Sen. Rand Paul (left) and former Paul aide Jack Hunter.
This week, the Ron Paul-led Campaign for Liberty hosts its fourth annual Liberty Political Action Conference, and the speaking list features a roster of well-known Republican politicians and libertarian activists. The biggest draw of this year's LPAC will undoubtedly be Sen. Rand Paul (R-Ky.), who each day inches closer to a 2016 presidential run. Slated to speak at the same event, though, is Paul's ex-aide Jack Hunter, who the senator fired after his past as a neo-Confederate advocate was revealed.
Hunter used to be the social media director in Paul's Senate office, and he co-wrote Paul's 2010 book, The Tea Party Goes to Washington. But in 2013, the Washington Free Beacon revealed that Hunter, under a different identity, had long been involved with the neo-Confederate and southern secessionist movements. For 13 years, Hunter was a South Carolina talk radio host who called himself the "Southern Avenger." In public, he wore a luchador mask bearing a Confederate flag. As the Avenger, Hunter made many a provocative remark, including arguably racist comments. He said that John Wilkes Booth's heart was "in the right place" and that he celebrated Booth's birthday every year. He claimed that Abraham Lincoln would have been romantically drawn to Adolf Hitler. He called the NAACP a "malicious hate group" on par with the KKK. He contended that a "non-white majority America would simply cease to be America."

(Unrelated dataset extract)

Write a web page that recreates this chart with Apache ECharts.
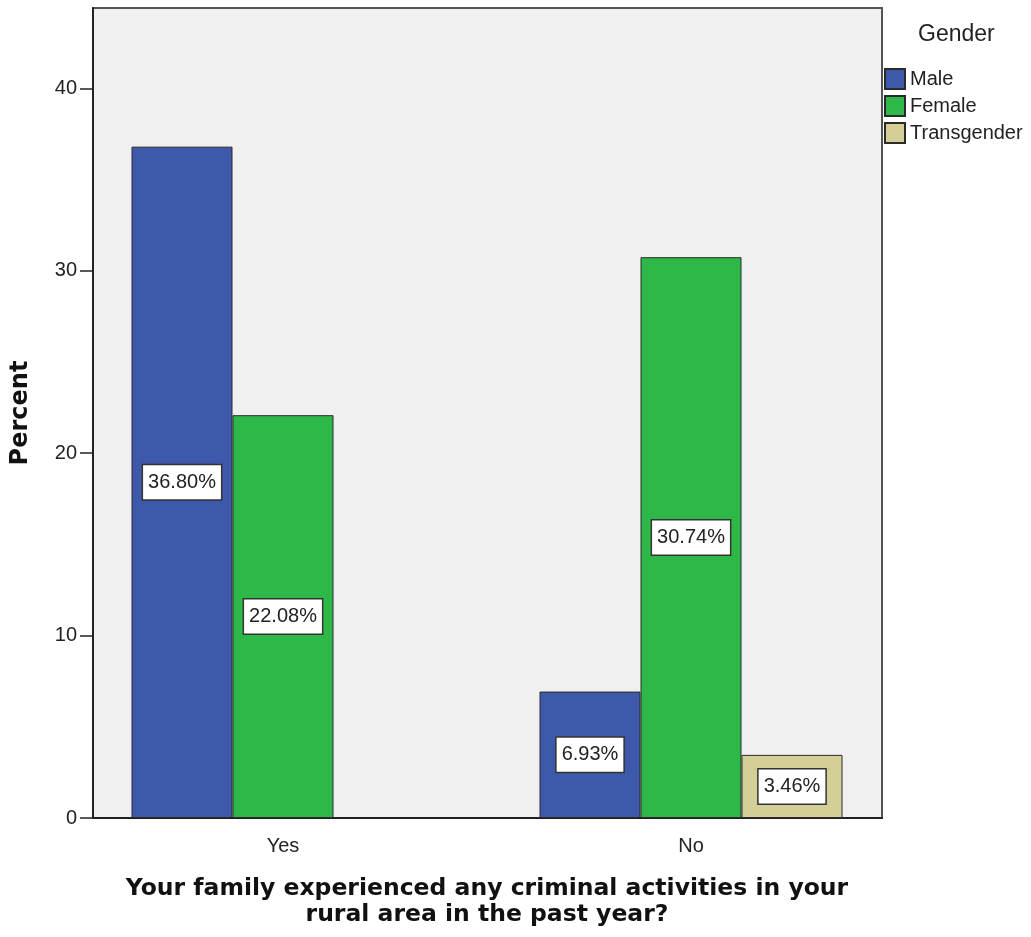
<!DOCTYPE html>
<html>
<head>
<meta charset="utf-8">
<script src="https://cdn.jsdelivr.net/npm/echarts@6/dist/echarts.min.js"></script>
<style>
  html, body { margin: 0; padding: 0; background: #fff; }
  #main { width: 1031px; height: 937px; }
</style>
</head>
<body>
<div id="main"></div>
<script>
// 数据
var categories = ['Yes', 'No'];
var male = [36.80, 6.93];
var female = [22.08, 30.74];
var transgender = [null, 3.46];
var yTicks = [0, 10, 20, 30, 40];

var chart = echarts.init(document.getElementById('main'));

var barLabel = {
    show: true,
    position: 'inside',
    formatter: function (p) { return p.value.toFixed(2) + '%'; },
    backgroundColor: '#fff',
    borderColor: '#333',
    borderWidth: 1.5,
    padding: [7, 5, 5, 5],
    color: '#222',
    fontSize: 20,
    lineHeight: 22
};

function makeSeries(name, data, color) {
    return {
        name: name,
        type: 'bar',
        data: data,
        xAxisIndex: 1,
        yAxisIndex: 1,
        barWidth: 101,
        barGap: '0%',
        itemStyle: { color: color, borderColor: '#2a2a2a', borderWidth: 1 },
        label: barLabel
    };
}

var option = {
    backgroundColor: '#fff',
    animation: false,
    textStyle: { fontFamily: 'Liberation Sans, Arial, sans-serif' },
    title: {
        text: 'Gender',
        left: 913,
        top: 18,
        textStyle: { fontSize: 23, fontWeight: 'normal', color: '#222' }
    },
    legend: {
        orient: 'vertical',
        left: 879,
        top: 63,
        itemWidth: 20,
        itemHeight: 20,
        itemGap: 5,
        icon: 'rect',
        textStyle: { fontSize: 20, color: '#222', lineHeight: 20 },
        data: ['Male', 'Female', 'Transgender']
    },
    // grid 0: 绘图区背景和y轴; grid 1: 柱子和x轴刻度
    grid: [{
        left: 93,
        right: 149,
        top: 8,
        bottom: 119,
        show: true,
        backgroundColor: '#F0F0F0',
        borderColor: '#555',
        borderWidth: 2
    }, {
        left: 79,
        right: 136,
        top: 8,
        bottom: 119
    }],
    xAxis: [{
        type: 'category',
        gridIndex: 0,
        data: categories,
        axisLine: { lineStyle: { color: '#222', width: 2 } },
        axisTick: { show: false },
        axisLabel: { show: false }
    }, {
        type: 'category',
        gridIndex: 1,
        data: categories,
        name: 'Your family experienced any criminal activities in your\nrural area in the past year?',
        nameLocation: 'middle',
        nameGap: 58,
        nameTextStyle: {
            fontSize: 23.5, fontWeight: 'bold', color: '#111', lineHeight: 26,
            fontFamily: 'DejaVu Sans, sans-serif'
        },
        axisLine: { show: false },
        axisTick: { alignWithLabel: true, length: 12, lineStyle: { color: '#222', width: 1.5 } },
        axisLabel: { fontSize: 20, color: '#222', margin: 18 }
    }],
    yAxis: [{
        type: 'value',
        gridIndex: 0,
        min: 0,
        max: 44.4,
        interval: 10,
        name: 'Percent',
        nameLocation: 'middle',
        nameGap: 60,
        nameTextStyle: {
            fontSize: 24, fontWeight: 'bold', color: '#111',
            fontFamily: 'DejaVu Sans, sans-serif'
        },
        splitLine: { show: false },
        axisLine: { show: true, lineStyle: { color: '#222', width: 2 } },
        axisTick: {
            show: true,
            length: 13,
            lineStyle: { color: '#222', width: 1.5 },
            interval: function (i, v) { return yTicks.indexOf(v) >= 0; }
        },
        axisLabel: {
            fontSize: 20,
            color: '#222',
            margin: 16,
            showMaxLabel: false,
            formatter: function (v) { return yTicks.indexOf(v) >= 0 ? v : ''; }
        }
    }, {
        type: 'value',
        gridIndex: 1,
        min: 0,
        max: 44.4,
        interval: 10,
        show: false
    }],
    series: [
        makeSeries('Male', male, '#3E58AC'),
        makeSeries('Female', female, '#2EB848'),
        makeSeries('Transgender', transgender, '#D4CE97')
    ]
};

chart.setOption(option);
</script>
</body>
</html>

Hunter also chaired an organization called the League of the South, which advocated "the secession and subsequent independence of the Southern States from this forced union and the formation of a Southern republic." The Free Beacon reported,
"The League of the South is an implicitly racist group in that the idealized version of the South that they promote is one which, to use their ideology, is dominated by 'Anglo-Celtic' culture, which is their code word for 'white,'" said Mark Pitcavage, the director of investigative research at the [Anti-Defamation League]. The ADL said it does not necessarily classify it as a hate group.
The League of the South maintains that it is not racist and does not discriminate in terms of membership.

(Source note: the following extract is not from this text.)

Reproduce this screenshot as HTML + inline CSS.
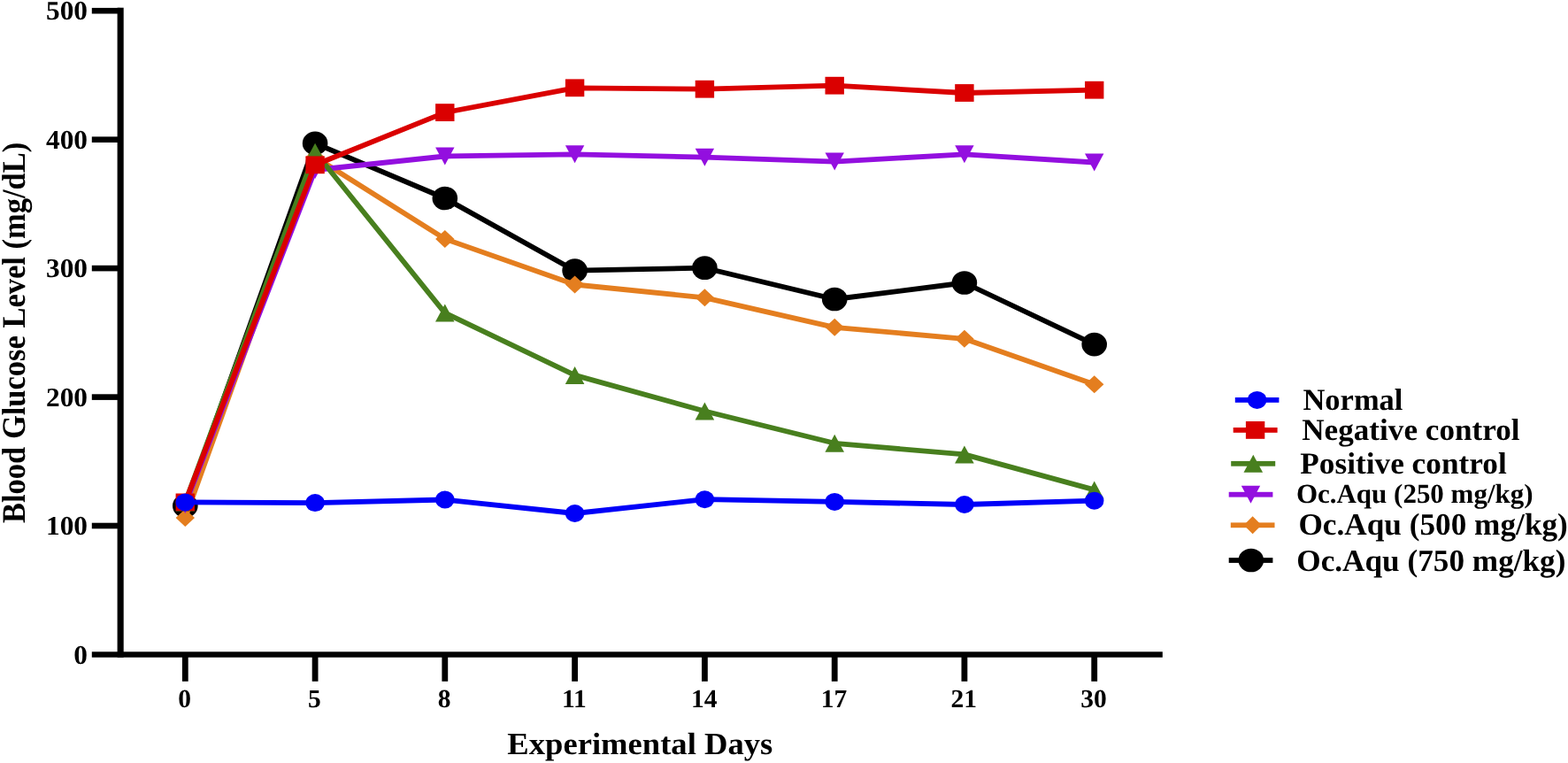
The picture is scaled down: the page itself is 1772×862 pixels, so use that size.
<!DOCTYPE html>
<html><head><meta charset="utf-8"><title>Blood Glucose Level chart</title>
<style>html,body{margin:0;padding:0;background:#fff;overflow:hidden}svg{display:block}</style>
</head><body>
<svg width="1772" height="862" viewBox="0 0 1772 862">
<g fill="#000">
<rect x="132.6" y="8.7" width="7.1" height="734.0"/>
<rect x="103.8" y="736.3" width="1210.0" height="6.4"/>
<rect x="103.8" y="8.9" width="32" height="6.6"/>
<rect x="103.8" y="154.4" width="32" height="6.6"/>
<rect x="103.8" y="299.8" width="32" height="6.6"/>
<rect x="103.8" y="445.3" width="32" height="6.6"/>
<rect x="103.8" y="590.7" width="32" height="6.6"/>
<rect x="205.9" y="739" width="6.8" height="30.8"/>
<rect x="352.7" y="739" width="6.8" height="30.8"/>
<rect x="499.4" y="739" width="6.8" height="30.8"/>
<rect x="646.2" y="739" width="6.8" height="30.8"/>
<rect x="793.0" y="739" width="6.8" height="30.8"/>
<rect x="939.8" y="739" width="6.8" height="30.8"/>
<rect x="1086.5" y="739" width="6.8" height="30.8"/>
<rect x="1233.3" y="739" width="6.8" height="30.8"/>
</g>
<polyline points="209.3,571.5 356.1,161.9 502.8,224.0 649.6,305.7 796.4,302.7 943.2,338.0 1089.9,319.5 1236.7,389.1" fill="none" stroke="#000000" stroke-width="5.8" stroke-linejoin="round"/>
<ellipse cx="209.3" cy="571.5" rx="14.30" ry="13.35" fill="#000000"/>
<ellipse cx="356.1" cy="161.9" rx="14.30" ry="13.35" fill="#000000"/>
<ellipse cx="502.8" cy="224.0" rx="14.30" ry="13.35" fill="#000000"/>
<ellipse cx="649.6" cy="305.7" rx="14.30" ry="13.35" fill="#000000"/>
<ellipse cx="796.4" cy="302.7" rx="14.30" ry="13.35" fill="#000000"/>
<ellipse cx="943.2" cy="338.0" rx="14.30" ry="13.35" fill="#000000"/>
<ellipse cx="1089.9" cy="319.5" rx="14.30" ry="13.35" fill="#000000"/>
<ellipse cx="1236.7" cy="389.1" rx="14.30" ry="13.35" fill="#000000"/>
<polyline points="209.3,585.1 356.1,177.5 502.8,269.9 649.6,321.5 796.4,336.3 943.2,369.8 1089.9,382.8 1236.7,434.2" fill="none" stroke="#E47E1F" stroke-width="5.8" stroke-linejoin="round"/>
<polygon points="209.3,575.1 220.0,585.1 209.3,595.1 198.6,585.1" fill="#E47E1F"/>
<polygon points="356.1,167.5 366.8,177.5 356.1,187.5 345.4,177.5" fill="#E47E1F"/>
<polygon points="502.8,259.9 513.5,269.9 502.8,279.9 492.1,269.9" fill="#E47E1F"/>
<polygon points="649.6,311.5 660.3,321.5 649.6,331.5 638.9,321.5" fill="#E47E1F"/>
<polygon points="796.4,326.3 807.1,336.3 796.4,346.3 785.7,336.3" fill="#E47E1F"/>
<polygon points="943.2,359.8 953.9,369.8 943.2,379.8 932.5,369.8" fill="#E47E1F"/>
<polygon points="1089.9,372.8 1100.6,382.8 1089.9,392.8 1079.2,382.8" fill="#E47E1F"/>
<polygon points="1236.7,424.2 1247.4,434.2 1236.7,444.2 1226.0,434.2" fill="#E47E1F"/>
<polyline points="209.3,570.1 356.1,192.0 502.8,176.5 649.6,174.3 796.4,177.7 943.2,182.6 1089.9,174.3 1236.7,183.5" fill="none" stroke="#930FDF" stroke-width="5.8" stroke-linejoin="round"/>
<polygon points="198.6,560.1 220.0,560.1 209.3,580.1" fill="#930FDF"/>
<polygon points="345.4,182.0 366.8,182.0 356.1,202.0" fill="#930FDF"/>
<polygon points="492.1,166.5 513.5,166.5 502.8,186.5" fill="#930FDF"/>
<polygon points="638.9,164.3 660.3,164.3 649.6,184.3" fill="#930FDF"/>
<polygon points="785.7,167.7 807.1,167.7 796.4,187.7" fill="#930FDF"/>
<polygon points="932.5,172.6 953.9,172.6 943.2,192.6" fill="#930FDF"/>
<polygon points="1079.2,164.3 1100.6,164.3 1089.9,184.3" fill="#930FDF"/>
<polygon points="1226.0,173.5 1247.4,173.5 1236.7,193.5" fill="#930FDF"/>
<polyline points="209.3,567.5 356.1,171.7 502.8,353.6 649.6,423.9 796.4,464.5 943.2,500.8 1089.9,513.4 1236.7,553.4" fill="none" stroke="#487F1E" stroke-width="5.8" stroke-linejoin="round"/>
<polygon points="209.3,557.5 220.1,577.5 198.5,577.5" fill="#487F1E"/>
<polygon points="356.1,161.7 366.9,181.7 345.3,181.7" fill="#487F1E"/>
<polygon points="502.8,343.6 513.6,363.6 492.0,363.6" fill="#487F1E"/>
<polygon points="649.6,413.9 660.4,433.9 638.8,433.9" fill="#487F1E"/>
<polygon points="796.4,454.5 807.2,474.5 785.6,474.5" fill="#487F1E"/>
<polygon points="943.2,490.8 954.0,510.8 932.4,510.8" fill="#487F1E"/>
<polygon points="1089.9,503.4 1100.7,523.4 1079.1,523.4" fill="#487F1E"/>
<polygon points="1236.7,543.4 1247.5,563.4 1225.9,563.4" fill="#487F1E"/>
<polyline points="209.3,567.4 356.1,186.3 502.8,127.1 649.6,99.3 796.4,100.7 943.2,96.7 1089.9,105.0 1236.7,101.7" fill="none" stroke="#DA0000" stroke-width="5.8" stroke-linejoin="round"/>
<rect x="198.6" y="557.5" width="21.4" height="19.8" fill="#DA0000"/>
<rect x="345.4" y="176.4" width="21.4" height="19.8" fill="#DA0000"/>
<rect x="492.1" y="117.2" width="21.4" height="19.8" fill="#DA0000"/>
<rect x="638.9" y="89.4" width="21.4" height="19.8" fill="#DA0000"/>
<rect x="785.7" y="90.8" width="21.4" height="19.8" fill="#DA0000"/>
<rect x="932.5" y="86.8" width="21.4" height="19.8" fill="#DA0000"/>
<rect x="1079.2" y="95.1" width="21.4" height="19.8" fill="#DA0000"/>
<rect x="1226.0" y="91.8" width="21.4" height="19.8" fill="#DA0000"/>
<polyline points="209.3,567.4 356.1,568.1 502.8,564.5 649.6,580.0 796.4,564.2 943.2,566.9 1089.9,570.0 1236.7,565.7" fill="none" stroke="#0000F8" stroke-width="5.8" stroke-linejoin="round"/>
<ellipse cx="209.3" cy="567.4" rx="10.75" ry="10.00" fill="#0000F8"/>
<ellipse cx="356.1" cy="568.1" rx="10.75" ry="10.00" fill="#0000F8"/>
<ellipse cx="502.8" cy="564.5" rx="10.75" ry="10.00" fill="#0000F8"/>
<ellipse cx="649.6" cy="580.0" rx="10.75" ry="10.00" fill="#0000F8"/>
<ellipse cx="796.4" cy="564.2" rx="10.75" ry="10.00" fill="#0000F8"/>
<ellipse cx="943.2" cy="566.9" rx="10.75" ry="10.00" fill="#0000F8"/>
<ellipse cx="1089.9" cy="570.0" rx="10.75" ry="10.00" fill="#0000F8"/>
<ellipse cx="1236.7" cy="565.7" rx="10.75" ry="10.00" fill="#0000F8"/>
<text transform="translate(99.0,22.3) scale(1.035,1)" text-anchor="end" font-size="30.3" font-family="Liberation Serif, Times New Roman, serif" font-weight="bold" text-rendering="geometricPrecision">500</text>
<text transform="translate(99.0,167.8) scale(1.035,1)" text-anchor="end" font-size="30.3" font-family="Liberation Serif, Times New Roman, serif" font-weight="bold" text-rendering="geometricPrecision">400</text>
<text transform="translate(99.0,313.2) scale(1.035,1)" text-anchor="end" font-size="30.3" font-family="Liberation Serif, Times New Roman, serif" font-weight="bold" text-rendering="geometricPrecision">300</text>
<text transform="translate(99.0,458.7) scale(1.035,1)" text-anchor="end" font-size="30.3" font-family="Liberation Serif, Times New Roman, serif" font-weight="bold" text-rendering="geometricPrecision">200</text>
<text transform="translate(99.0,604.1) scale(1.035,1)" text-anchor="end" font-size="30.3" font-family="Liberation Serif, Times New Roman, serif" font-weight="bold" text-rendering="geometricPrecision">100</text>
<text transform="translate(99.0,749.6) scale(1.035,1)" text-anchor="end" font-size="30.3" font-family="Liberation Serif, Times New Roman, serif" font-weight="bold" text-rendering="geometricPrecision">0</text>
<text transform="translate(208.6,799) scale(1.01,1)" text-anchor="middle" font-size="29.2" font-family="Liberation Serif, Times New Roman, serif" font-weight="bold" text-rendering="geometricPrecision">0</text>
<text transform="translate(355.4,799) scale(1.01,1)" text-anchor="middle" font-size="29.2" font-family="Liberation Serif, Times New Roman, serif" font-weight="bold" text-rendering="geometricPrecision">5</text>
<text transform="translate(502.1,799) scale(1.01,1)" text-anchor="middle" font-size="29.2" font-family="Liberation Serif, Times New Roman, serif" font-weight="bold" text-rendering="geometricPrecision">8</text>
<text transform="translate(648.9,799) scale(1.01,1)" text-anchor="middle" font-size="29.2" font-family="Liberation Serif, Times New Roman, serif" font-weight="bold" text-rendering="geometricPrecision">11</text>
<text transform="translate(795.7,799) scale(1.01,1)" text-anchor="middle" font-size="29.2" font-family="Liberation Serif, Times New Roman, serif" font-weight="bold" text-rendering="geometricPrecision">14</text>
<text transform="translate(942.5,799) scale(1.01,1)" text-anchor="middle" font-size="29.2" font-family="Liberation Serif, Times New Roman, serif" font-weight="bold" text-rendering="geometricPrecision">17</text>
<text transform="translate(1089.2,799) scale(1.01,1)" text-anchor="middle" font-size="29.2" font-family="Liberation Serif, Times New Roman, serif" font-weight="bold" text-rendering="geometricPrecision">21</text>
<text transform="translate(1236.0,799) scale(1.01,1)" text-anchor="middle" font-size="29.2" font-family="Liberation Serif, Times New Roman, serif" font-weight="bold" text-rendering="geometricPrecision">30</text>
<text transform="translate(27.9,591.0) rotate(-90) scale(1,1.081)" font-size="34.5" font-family="Liberation Serif, Times New Roman, serif" font-weight="bold" text-rendering="geometricPrecision">Blood Glucose Level (mg/dL)</text>
<text transform="translate(573.3,851.9) scale(1.046,1)" font-size="35.0" font-family="Liberation Serif, Times New Roman, serif" font-weight="bold" text-rendering="geometricPrecision">Experimental Days</text>
<rect x="1395.8" y="449.0" width="49.6" height="5.8" fill="#0000F8"/>
<ellipse cx="1420.6" cy="451.9" rx="10.75" ry="10.00" fill="#0000F8"/>
<text transform="translate(1472.4,462.9) scale(1.0,1)" font-size="34.5" font-family="Liberation Serif, Times New Roman, serif" font-weight="bold" text-rendering="geometricPrecision">Normal</text>
<rect x="1393.7" y="483.0" width="49.9" height="5.8" fill="#DA0000"/>
<rect x="1407.9" y="476.0" width="21.4" height="19.8" fill="#DA0000"/>
<text transform="translate(1471.2,497.3) scale(1.019,1)" font-size="34.5" font-family="Liberation Serif, Times New Roman, serif" font-weight="bold" text-rendering="geometricPrecision">Negative control</text>
<rect x="1391.2" y="520.9" width="50.0" height="5.8" fill="#487F1E"/>
<polygon points="1416.3,513.8 1427.1,533.8 1405.5,533.8" fill="#487F1E"/>
<text transform="translate(1469.3,535.0) scale(1.022,1)" font-size="34.5" font-family="Liberation Serif, Times New Roman, serif" font-weight="bold" text-rendering="geometricPrecision">Positive control</text>
<rect x="1388.7" y="555.8" width="49.7" height="5.8" fill="#930FDF"/>
<polygon points="1402.8,548.7 1424.2,548.7 1413.5,568.7" fill="#930FDF"/>
<text transform="translate(1464.9,567.9) scale(1.006,1)" font-size="30.8" font-family="Liberation Serif, Times New Roman, serif" font-weight="bold" text-rendering="geometricPrecision">Oc.Aqu (250 mg/kg)</text>
<rect x="1390.8" y="590.4" width="49.7" height="5.8" fill="#E47E1F"/>
<polygon points="1415.6,583.3 1425.6,593.3 1415.6,603.3 1405.6,593.3" fill="#E47E1F"/>
<text transform="translate(1467.4,604.4) scale(1.01,1)" font-size="34.9" font-family="Liberation Serif, Times New Roman, serif" font-weight="bold" text-rendering="geometricPrecision">Oc.Aqu (500 mg/kg)</text>
<rect x="1388.7" y="630.1" width="49.7" height="5.8" fill="#000000"/>
<ellipse cx="1413.8" cy="633.0" rx="14.30" ry="13.35" fill="#000000"/>
<text transform="translate(1465.3,644.6) scale(1.009,1)" font-size="34.9" font-family="Liberation Serif, Times New Roman, serif" font-weight="bold" text-rendering="geometricPrecision">Oc.Aqu (750 mg/kg)</text>
</svg>
</body></html>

"When I was part of it, they were very explicit that's not what they were about," Hunter told the Free Beacon. "I was a young person, it was a fairly radical group—the same way a person on the left might be attracted in college to some left-wing radical groups."
After Hunter was unmasked, Paul said that his Southern Avenger commentaries were "stupid" and canned him. A few months later, Hunter wrote a story titled "Confessions of a Right-Wing Shock Jock" and distanced himself from his old comments. "I said many terrible things," he wrote. "I disavow them."
Now, Hunter is back in the fold and back on the speaker's list in the liberty movement presided over by Ron and Rand Paul. The Campaign for Liberty bills him as "the one and only Jack Hunter." Hard to argue with that.